There’s one other member of this oddball brood: bed-ridden Grandma Fleagle (Mabel Paige), who’s slowly being poisoned with a substance that causes her to light up in the dark. Grandma, you see, knows the whereabouts of $70,000 that Bonnie and her bank-robber pa tucked away before being sent off to jail, and Mamie and company will stop at nothing to learn where it is. That includes convincing wayward pollster Pete–at gunpoint–to pose as Bonnie’s boyfriend, in the hopes that Grandma will tell him before kicking the bucket. The dying woman gives Pete a sampler with musical notes stitched on it (“To them what doesn’t know the tune,” she tells him, “sounds like the ravin’s of a loon”) that offers a clue to the cash. But a hitch arises when an on-the-lam Bonnie (Helen Walker) shows up, gun in hand and looking for the loot. This “Bonnie,” however, is actually Claire Matthews, daughter of a banker wrongly convicted of being an accomplice to the Fleagles, and she’s after the money to clear his name. In order to do so, she and Pete must solve the riddle of the sampler’s mysterious melody and the nonsensical-sounding lyrics that Elany sings to it (“Honors flysis, Income beezis, Onches nobis, Inob keesis”).

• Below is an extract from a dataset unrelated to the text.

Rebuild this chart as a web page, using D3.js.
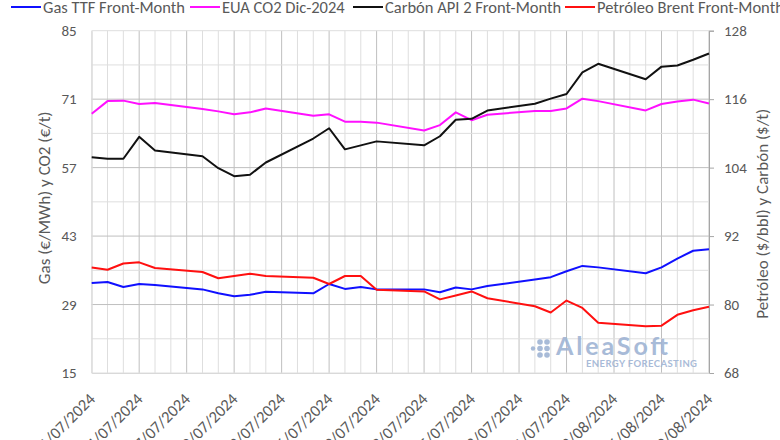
<!DOCTYPE html>
<html>
<head>
<meta charset="utf-8">
<script src="https://cdn.jsdelivr.net/npm/d3@7"></script>
<style>
  body { margin: 0; background: #fff; }
  svg { display: block; font-family: Carlito, Lato, sans-serif; }
</style>
</head>
<body>
<svg width="780" height="440"></svg>
<script>
// trading days shown
var dates = [
  '01/07/2024', '02/07/2024', '03/07/2024', '04/07/2024', '05/07/2024',
  '08/07/2024', '09/07/2024', '10/07/2024', '11/07/2024', '12/07/2024',
  '15/07/2024', '16/07/2024', '17/07/2024', '18/07/2024', '19/07/2024',
  '22/07/2024', '23/07/2024', '24/07/2024', '25/07/2024', '26/07/2024',
  '29/07/2024', '30/07/2024', '31/07/2024', '01/08/2024', '02/08/2024',
  '05/08/2024', '06/08/2024', '07/08/2024', '08/08/2024', '09/08/2024'
]
// left axis (€/MWh, €/t)
var gas = [
  33.4, 33.6, 32.6, 33.2, 33.0,
  32.1, 31.3, 30.7, 31.0, 31.6,
  31.3, 33.2, 32.2, 32.6, 32.1,
  32.1, 31.5, 32.5, 32.1, 32.8,
  34.1, 34.6, 35.8, 36.9, 36.6,
  35.4, 36.6, 38.4, 40.0, 40.3
]
var eua = [
  68.0, 70.6, 70.7, 70.0, 70.2,
  69.0, 68.5, 67.9, 68.3, 69.1,
  67.6, 67.9, 66.4, 66.4, 66.2,
  64.6, 65.7, 68.3, 66.7, 67.8,
  68.6, 68.6, 69.1, 71.1, 70.6,
  68.7, 70.0, 70.5, 70.9, 70.1
]
// right axis ($/t, $/bbl)
var coal = [
  105.8, 105.55, 105.55, 109.4, 107.0,
  106.0, 103.9, 102.5, 102.75, 104.9,
  109.1, 110.9, 107.2, 107.9, 108.6,
  107.9, 109.5, 112.4, 112.55, 114.0,
  115.2, 116.1, 116.9, 120.7, 122.2,
  119.5, 121.7, 121.9, 122.9, 124.0
]
var brent = [
  86.5, 86.1, 87.2, 87.4, 86.4,
  85.7, 84.6, 85.0, 85.4, 85.0,
  84.7, 83.6, 85.0, 85.0, 82.6,
  82.3, 80.9, 81.6, 82.3, 81.1,
  79.7, 78.6, 80.7, 79.4, 76.8,
  76.2, 76.3, 78.2, 79.0, 79.6
]
var tickLabels = [
  '01/07/2024', '04/07/2024', '07/07/2024', '10/07/2024', '13/07/2024',
  '16/07/2024', '19/07/2024', '22/07/2024', '25/07/2024', '28/07/2024',
  '31/07/2024', '03/08/2024', '06/08/2024', '09/08/2024'
]
var leftTicks = [15, 29, 43, 57, 71, 85]
var rightTicks = [68, 80, 92, 104, 116, 128]

var seriesNames = ['Gas TTF Front-Month', 'EUA CO2 Dic-2024', 'Carbón API 2 Front-Month', 'Petróleo Brent Front-Month']
var seriesColors = ['#1010ff', '#ff10ff', '#111111', '#ff1010']

var svg = d3.select('svg')
var margin = {top: 30.7, right: 71, bottom: 67, left: 91.7}
var width = 780
var height = 440
var parse = d3.timeParse('%d/%m/%Y')
var days = dates.map(parse)
var tickDays = tickLabels.map(parse)

var x = d3.scaleTime()
  .domain([tickDays[0], tickDays[tickDays.length - 1]])
  .range([margin.left, width - margin.right])
var yL = d3.scaleLinear().domain([15, 85]).range([height - margin.bottom, margin.top])
var yR = d3.scaleLinear().domain([68, 128]).range([height - margin.bottom, margin.top])

var grid = svg.append('g')

// vertical grid, one per calendar day, darker every 3 days
var allDays = d3.timeDay.range(x.domain()[0], d3.timeDay.offset(x.domain()[1], 1))
grid.selectAll('line.v').data(allDays).enter().append('line')
  .attr('x1', d => x(d)).attr('x2', d => x(d))
  .attr('y1', margin.top).attr('y2', height - margin.bottom)
  .attr('stroke', (d, i) => (i % 3 === 0 && i > 0) ? '#bfbfbf' : '#dedede')
  .attr('stroke-width', 1)

// horizontal grid, every 7 units, darker at labelled values
var hVals = d3.range(15, 86, 7)
grid.selectAll('line.h').data(hVals).enter().append('line')
  .attr('x1', margin.left).attr('x2', width - margin.right)
  .attr('y1', d => yL(d)).attr('y2', d => yL(d))
  .attr('stroke', d => (leftTicks.indexOf(d) >= 0 && d !== 85 && d !== 15) ? '#bfbfbf' : '#dedede')
  .attr('stroke-width', 1)

// watermark
var wm = svg.append('g').attr('fill', '#9fb4d4').attr('opacity', 0.9)
var dotPos = [[0, 1], [1, 0], [1, 1], [1, 2], [2, 0], [2, 1], [2, 2]]
wm.selectAll('circle').data(dotPos).enter().append('circle')
  .attr('cx', d => 533 + d[0] * 7)
  .attr('cy', d => 342 + d[1] * 6.5)
  .attr('r', d => d[0] === 0 ? 2.2 : 2.8)
wm.append('text').attr('x', 556).attr('y', 355)
  .attr('font-family', 'Lato, sans-serif').attr('font-weight', 'bold').attr('font-size', 25)
  .attr('textLength', 112).text('AleaSoft')
wm.append('text').attr('x', 586).attr('y', 367)
  .attr('font-family', 'Lato, sans-serif').attr('font-weight', 'bold').attr('font-size', 9.5)
  .attr('textLength', 111).text('ENERGY FORECASTING')

// left axis
var leftAxis = svg.append('g')
  .attr('transform', `translate(${margin.left},0)`)
  .call(d3.axisLeft(yL).tickValues(leftTicks).tickSize(0).tickPadding(15))
leftAxis.select('.domain').attr('stroke', '#d9d9d9')
leftAxis.selectAll('text').attr('font-size', 15).attr('fill', '#595959').attr('font-family', 'Carlito, Lato, sans-serif')

// right axis
var rightAxis = svg.append('g')
  .attr('transform', `translate(${width - margin.right},0)`)
  .call(d3.axisRight(yR).tickValues(rightTicks).tickSize(5).tickPadding(10))
rightAxis.select('.domain').attr('stroke', '#a6a6a6')
rightAxis.selectAll('.tick line').attr('stroke', '#a6a6a6')
rightAxis.selectAll('text').attr('font-size', 15).attr('fill', '#595959').attr('font-family', 'Carlito, Lato, sans-serif')

// bottom axis
var bottomAxis = svg.append('g')
  .attr('transform', `translate(0,${height - margin.bottom})`)
  .call(d3.axisBottom(x).tickValues(tickDays).tickSize(0).tickFormat(d3.timeFormat('%d/%m/%Y')))
bottomAxis.select('.domain').attr('stroke', '#d9d9d9')
bottomAxis.selectAll('text')
  .attr('font-size', 16.5).attr('fill', '#595959').attr('font-family', 'Carlito, Lato, sans-serif')
  .attr('text-anchor', 'end')
  .attr('dy', 0).attr('y', 0)
  .attr('transform', 'translate(4,27) rotate(-45)')

// axis titles
svg.append('text')
  .attr('transform', `translate(50,${(margin.top + height - margin.bottom) / 2 - 4}) rotate(-90)`)
  .attr('text-anchor', 'middle').attr('font-size', 17).attr('fill', '#595959')
  .text('Gas (€/MWh) y CO2 (€/t)')
svg.append('text')
  .attr('transform', `translate(768,${(margin.top + height - margin.bottom) / 2 + 12}) rotate(-90)`)
  .attr('text-anchor', 'middle').attr('font-size', 17).attr('fill', '#595959')
  .text('Petróleo ($/bbl) y Carbón ($/t)')

// lines
var lineL = d3.line().x((d, i) => x(days[i])).y(d => yL(d))
var lineR = d3.line().x((d, i) => x(days[i])).y(d => yR(d))
var seriesData = [[gas, lineL], [eua, lineL], [coal, lineR], [brent, lineR]]
svg.append('g').selectAll('path').data(seriesData).enter().append('path')
  .attr('d', d => d[1](d[0]))
  .attr('fill', 'none')
  .attr('stroke', (d, i) => seriesColors[i])
  .attr('stroke-width', 2)
  .attr('stroke-linejoin', 'round')

// legend
var legendX = [11, 190, 353, 565]
var legend = svg.append('g').selectAll('g').data(seriesNames).enter().append('g')
  .attr('transform', (d, i) => `translate(${legendX[i]},7)`)
legend.append('line').attr('x1', 0).attr('x2', 30).attr('y1', 0).attr('y2', 0)
  .attr('stroke', (d, i) => seriesColors[i]).attr('stroke-width', 2)
legend.append('text').attr('x', 32).attr('y', 5.5)
  .attr('font-size', 16.5).attr('fill', '#595959')
  .text(d => d)
</script>
</body>
</html>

Much in the playfully macabre style of such thriller/comedies as Arsenic and Old Lace, Hold That Ghost! and the Bob Hope hit The Ghost Breakers (which this movie makes a reference to in one scene, a fine in-joke as both films were directed by George Marshall for Paramount), Murder, He Says walks a fine line as it delivers heaping helpings of both laughs and chills. Along with a potentially fatal sit-down dinner where a spinning Lazy Susan-style table and a poisoned dish turn the meal into a comedic game of Russian Roulette, there are multiple chases through secret passages and a climactic barnyard battle with an automatic hay-bailing machine. The bone-riddled decor of the Fleagles’ run-down abode looks like a precursor for the house in The Texas Chainsaw Massacre, and the scene where Pete encounters a luminous dog–one of Hall’s test animals, no doubt–running through the woods could have come from The Hound of the Baskervilles. Marshall keeps the sometimes perplexing goings-on moving at a brisk pace (or Trotter).

As for the performances, MacMurray may not have been as suave as Cary Grant in Arsenic and Old Lace or as quick with wisecracks as The Ghost Breakers’ Hope (who, some sources say, this picture was originally intended to star), but he shows off the range that made him a box office favorite here, going from befuddled to fearful to heroic without skipping a beat. And leading lady Walker, whose film career and personal life never quite recovered after she was involved in a 1946 car crash which claimed the life of one of three soldiers she was giving a ride to, is a suitably spunky heroine. But–as in often the case with films of this type–it’s the bad guys who make watching it worthwhile. The always-formidable Main mixes her soon-to-come Ma Kettle persona with a little Ma Barker as the conniving Mamie Fleagle/Smithers/Johnson, ready to play the “poor old lady” just before brandishing her bullwhip (killing a fly in mid-air in one scene), while the shifty-eyed Hall is continuously popping up from a trap door or hidden passage. The best of the bunch, though, is the hulking Whitney in his dual role as Mert and Bert (the trick photography allowing both siblings to appear on-screen is quite convincing, even by today’s standards). When MacMurray asks how you tell them apart, Main explains that Bert has “a crick in his back,” then demonstrates by slapping Whitney’s back…instantly dropping him to his knees in a contorted, immobilized heap.

Oh, and that NPR theme I mentioned in my opening? Just listen to Elany sing Gramdma’s song and see if it doesn’t remind you of the opening notes to “All Things Considered.”